Ivor Gaber, Professor of Journalism,
University of Sussex, United Kingdom
“Fake news reinforces a traditional mission of journalism, which is trying to shine a light in the dark, for societies and the general public. Our mission has to be reinforced on this core value, trying to illuminate the debate, trying to show the public where the real facts and the real debates are.”
Ricardo Gandour, Journalism Director,
CBN, Brazilian Radio Network, Brazil
“All this talk about fake news is affecting media audiences, because there is an insecurity about what is true and what is not. As professional journalists, we need to go back to what we do best – we do fact-checking, demand answers, and are transparent about our (news-gathering) methods.”
Ginna Lindberg, Head, Foreign News,
Swedish Broadcasting, Sweden
“Fake news is not journalism. Maybe we should think about what we [the mainstream media] did to journalism that has allowed fake news to become so easily accepted and so easily done. I think we should do some soul-searching to know if we are doing the right thing, if we are behaving in the right way, if we are being ethical in journalism — that could prevent fake news from having the power and influence it has, and stop the growth it has achieved.”

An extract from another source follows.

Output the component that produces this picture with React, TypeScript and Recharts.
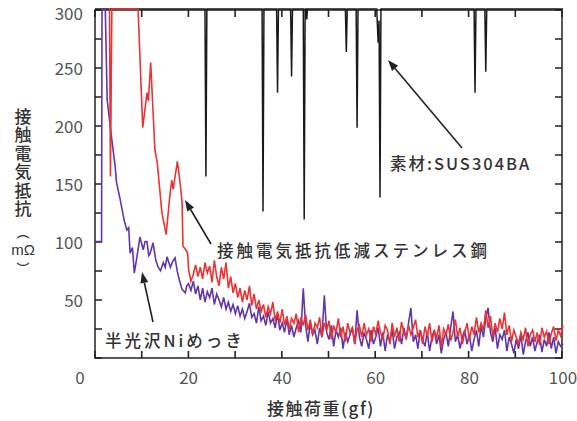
import { LineChart, Line, XAxis, YAxis } from "recharts";

const FONT = '"Noto Sans CJK JP", "Noto Sans", sans-serif';

// 素材 SUS304BA: saturated at 300 except for short dips
const susLoad = [0, 23.5, 23.7, 23.9, 35.7, 35.9, 36.1, 38.8, 39.0, 39.2, 41.8, 42.0, 42.2, 44.5, 44.7, 44.9, 45.1, 45.25, 45.4, 53.5, 53.7, 53.9, 55.8, 56.0, 56.2, 60.2, 60.5, 60.7, 60.9, 61.1, 81.0, 81.2, 81.4, 83.3, 83.5, 83.7, 100];
const susValue = [300, 300, 156, 300, 300, 126, 300, 300, 228, 300, 300, 242, 300, 300, 119, 300, 300, 291, 300, 300, 263, 300, 300, 198, 300, 300, 271, 290, 138, 300, 300, 228, 300, 300, 246, 300, 300];

// 接触電気抵抗低減ステンレス鋼, low-load part
const redEarlyLoad = [3.0, 3.1, 3.3, 3.6, 9.2, 10.2, 11.1, 11.4, 11.9, 12.8, 13.3, 14.3, 15.2, 16.0, 16.4, 16.7, 17.6, 18.2, 18.6, 18.8, 19.4, 19.8];
const redEarlyValue = [300, 300, 156, 300, 300, 198, 228, 221, 254, 179, 168, 125, 106, 140, 153, 145, 169, 150, 134, 96, 93, 90];

// 半光沢Niめっき, low-load part
const niEarlyLoad = [0, 1.4, 1.5, 2.2, 2.6, 3.4, 4.3, 4.6, 5.4, 6.2, 6.8, 7.2, 7.5, 8.0, 8.4, 9.0, 9.6, 10.3, 10.7, 11.1, 11.5, 11.8, 12.4, 13.0, 13.5, 14.0, 14.6, 15.0, 15.4, 16.1, 16.6, 17.1, 17.6, 18.1, 18.6, 19.3, 19.6];
const niEarlyValue = [100, 100, 300, 300, 222, 194, 165, 151, 136, 119, 110, 112, 90, 95, 73, 88, 104, 93, 100, 100, 88, 90, 99, 84, 78, 75, 82, 78, 87, 78, 83, 86, 74, 66, 59, 56, 62];

// 20–100 gf, every 0.5 gf
const sweepLoad = Array.from({ length: 161 }, (_, i) => 20 + i * 0.5);
const redSweep = [
  76, 66, 72, 80, 70, 78, 68, 82, 73, 79,
  65, 84, 70, 62, 78, 68, 82, 60, 70, 56,
  64, 52, 60, 48, 58, 50, 62, 45, 55, 42,
  50, 40, 46, 35, 44, 38, 48, 32, 40, 30,
  42, 28, 36, 25, 34, 30, 38, 22, 35, 28,
  37, 24, 33, 20, 30, 26, 35, 18, 30, 24,
  32, 16, 28, 22, 34, 18, 27, 14, 30, 22,
  26, 12, 24, 28, 18, 30, 20, 25, 14, 27,
  20, 32, 22, 16, 28, 24, 12, 30, 18, 26,
  14, 31, 22, 17, 28, 20, 26, 33, 18, 24,
  12, 27, 19, 30, 14, 23, 18, 28, 10, 25,
  20, 29, 15, 22, 33, 18, 26, 12, 22, 30,
  16, 27, 20, 35, 22, 30, 24, 41, 26, 36,
  18, 30, 22, 34, 25, 39, 20, 28, 14, 24,
  18, 12, 22, 16, 26, 10, 20, 24, 14, 22,
  11, 26, 18, 23, 12, 21, 27, 15, 24, 19,
  28,
];
const niSweep = [
  64, 58, 66, 55, 62, 50, 60, 48, 57, 52,
  60, 46, 55, 50, 44, 52, 42, 48, 40, 46,
  38, 45, 36, 42, 34, 40, 47, 35, 38, 30,
  44, 32, 36, 28, 40, 30, 34, 26, 38, 24,
  30, 22, 34, 20, 28, 18, 26, 32, 22, 60,
  28, 14, 30, 20, 24, 12, 26, 18, 54, 22,
  16, 28, 10, 24, 18, 26, 8, 22, 14, 20,
  26, 12, 41, 18, 10, 22, 16, 8, 24, 12,
  18, 26, 10, 22, 6, 20, 14, 24, 8, 18,
  22, 12, 26, 16, 30, 43, 14, 20, 8, 24,
  16, 10, 22, 6, 18, 24, 12, 20, 4, 16,
  22, 10, 26, 40, 14, 20, 8, 18, 24, 12,
  20, 6, 16, 24, 10, 28, 18, 34, 43, 22,
  14, 26, 8, 20, 16, 24, 6, 18, 12, 4,
  16, 8, 20, 3, 14, 22, 10, 18, 6, 14,
  20, 5, 16, 10, 22, 8, 18, 4, 14, 10,
  12,
];

const xTicks = [0, 10, 20, 30, 40, 50, 60, 70, 80, 90, 100];
const yTicks = [0, 25, 50, 75, 100, 125, 150, 175, 200, 225, 250, 275, 300];

const toPoints = (xs: number[], ys: number[]) => xs.map((x, i) => ({ load: x, r: ys[i] }));

const susData = toPoints(susLoad, susValue);
const redData = [...toPoints(redEarlyLoad, redEarlyValue), ...toPoints(sweepLoad, redSweep)];
const niData = [...toPoints(niEarlyLoad, niEarlyValue), ...toPoints(sweepLoad, niSweep)];

// plot box (matches the chart margins below)
const W = 577;
const H = 421;
const M = { top: 9, right: 14, bottom: 62, left: 94 };
const BOX = { left: M.left + 1, right: W - M.right - 1, top: M.top + 1, bottom: H - M.bottom - 1 };
const px = (v: number) => BOX.left + (v / 100) * (BOX.right - BOX.left);
const py = (v: number) => BOX.bottom - (v / 300) * (BOX.bottom - BOX.top);

const AXIS = "#222";
const LABEL = "#555";

function BottomLabel({ x, y, payload }: any) {
  const v = payload.value;
  if (v % 20 !== 0) return <g />;
  return (
    <text x={v === 0 ? x - 15 : x} y={y + 18} textAnchor="middle" dominantBaseline="central"
      fill={LABEL} fontSize={17} fontFamily={FONT}>{v}</text>
  );
}

function LeftLabel({ x, y, payload }: any) {
  const v = payload.value;
  if (v % 50 !== 0 || v === 0) return <g />;
  return (
    <text x={x - 12} y={v === 300 ? y + 3 : y} textAnchor="end" dominantBaseline="central"
      fill={LABEL} fontSize={17} fontFamily={FONT}>{v}</text>
  );
}

function Arrow({ x1, y1, x2, y2 }: { x1: number; y1: number; x2: number; y2: number }) {
  const a = Math.atan2(y2 - y1, x2 - x1);
  const len = 11;
  const w = 4;
  const bx = x2 - len * Math.cos(a);
  const by = y2 - len * Math.sin(a);
  const ox = -Math.sin(a) * w;
  const oy = Math.cos(a) * w;
  return (
    <g>
      <line x1={x1} y1={y1} x2={bx} y2={by} stroke="#222" strokeWidth={1.6} />
      <polygon points={`${x2},${y2} ${bx + ox},${by + oy} ${bx - ox},${by - oy}`} fill="#222" />
    </g>
  );
}

const layer = { position: "absolute", left: 0, top: 0, pointerEvents: "none" } as const;

// inward tick marks on all four sides, as one path
const tickPath = [
  ...xTicks.map((v) => `M${px(v)},${BOX.bottom}V${BOX.bottom - 7}M${px(v)},${BOX.top}V${BOX.top + 7}`),
  ...yTicks.map((v) => `M${BOX.left},${py(v)}H${BOX.left + 7}M${BOX.right},${py(v)}H${BOX.right - 7}`),
].join("");

// frame + ticks under the series, so saturated traces run over them
function Frame() {
  return (
    <svg width={W} height={H} style={layer}>
      <rect x={BOX.left} y={BOX.top} width={BOX.right - BOX.left} height={BOX.bottom - BOX.top}
        fill="none" stroke={AXIS} strokeWidth={1.5} />
      <path d={tickPath} fill="none" stroke={AXIS} strokeWidth={1.6} />
    </svg>
  );
}

function Overlay() {
  const txt = { fill: "#333", fontFamily: FONT, fontSize: 16.5, fontWeight: 500 } as const;
  return (
    <svg width={W} height={H} style={layer}>
      <Arrow x1={462} y1={148} x2={388} y2={60} />
      <Arrow x1={211} y1={244} x2={185} y2={200} />
      <Arrow x1={153} y1={322} x2={142} y2={272} />
      <text x={390} y={163} dominantBaseline="central" letterSpacing={2} {...txt}>素材:SUS304BA</text>
      <text x={217} y={250} dominantBaseline="central" letterSpacing={3} {...txt}>接触電気抵抗低減ステンレス鋼</text>
      <text x={105} y={340} dominantBaseline="central" letterSpacing={3} {...txt}>半光沢Niめっき</text>
      {/* y-axis title, written vertically */}
      <text x={23} y={108} writingMode="tb" letterSpacing={1.5} {...txt} fontSize={17}>接触電気抵抗</text>
      <text x={23} y={231} textAnchor="middle" dominantBaseline="central" {...txt} fontSize={13}>︵</text>
      <text x={23} y={249} textAnchor="middle" dominantBaseline="central" {...txt}
        fontFamily='"Liberation Sans", sans-serif' fontSize={15}>mΩ</text>
      <text x={23} y={267} textAnchor="middle" dominantBaseline="central" {...txt} fontSize={13}>︶</text>
      <text x={267} y={407} dominantBaseline="central" letterSpacing={1.5} {...txt} fontSize={17}>接触荷重(gf)</text>
    </svg>
  );
}

export default function App() {
  return (
    <div style={{ position: "absolute", left: 0, top: 0, width: W, height: H, background: "#fff" }}>
      <Frame />
      <LineChart width={W} height={H} margin={M}>
        <XAxis xAxisId="x" dataKey="load" type="number" domain={[0, 100]} ticks={xTicks} interval={0}
          height={1} tickSize={0} tickMargin={0} tickLine={false} axisLine={false} tick={<BottomLabel />} />
        <YAxis yAxisId="y" type="number" domain={[0, 300]} ticks={yTicks} interval={0}
          width={1} tickSize={0} tickMargin={0} tickLine={false} axisLine={false} tick={<LeftLabel />} />
        <Line xAxisId="x" yAxisId="y" data={susData} dataKey="r" type="linear" stroke="#1a1a1a"
          strokeWidth={1.5} dot={false} isAnimationActive={false} />
        <Line xAxisId="x" yAxisId="y" data={niData} dataKey="r" type="linear" stroke="#6236a8"
          strokeWidth={1.6} dot={false} isAnimationActive={false} />
        <Line xAxisId="x" yAxisId="y" data={redData} dataKey="r" type="linear" stroke="#ec3232"
          strokeWidth={1.6} dot={false} isAnimationActive={false} />
      </LineChart>
      <Overlay />
    </div>
  );
}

Catarina Carvalho, Editor-in-Chief,
Global Media Group, Portugal
“Rappler, a social news network committed to investigative reporting, has documented at least 300 websites spreading fake news in the Philippines. One of our investigations monitored the growth of suspicious Facebook accounts that seeded fake news into campaign pages during the country’s May 2016 elections.
It took us about three months to manually check the information the Facebook accounts provided and to verify they were fake. We found that one nest of twenty-six fake accounts is able to influence nearly three million Facebook pages. We also know that, as of November 2016, about 50,000 Facebook accounts can be used in targeted campaigns for or against politicians or individuals in the Philippines. Another fake account was linked to over 990,000 members of groups supporting one political leader, and yet another was connected to an estimated 3.8 million members of various overseas Filipino organizations and buy-and-sell groups.
With about 54 million Facebook users in the Philippines, social media is a powerful weapon used to silence dissent and mould public opinion. Rappler has lived through numerous waves of attacks via the internet, including from Facebook accounts created specifically to harass our reporters and contributors.
This has only made us more determined to expose the lies and prevent their spread.”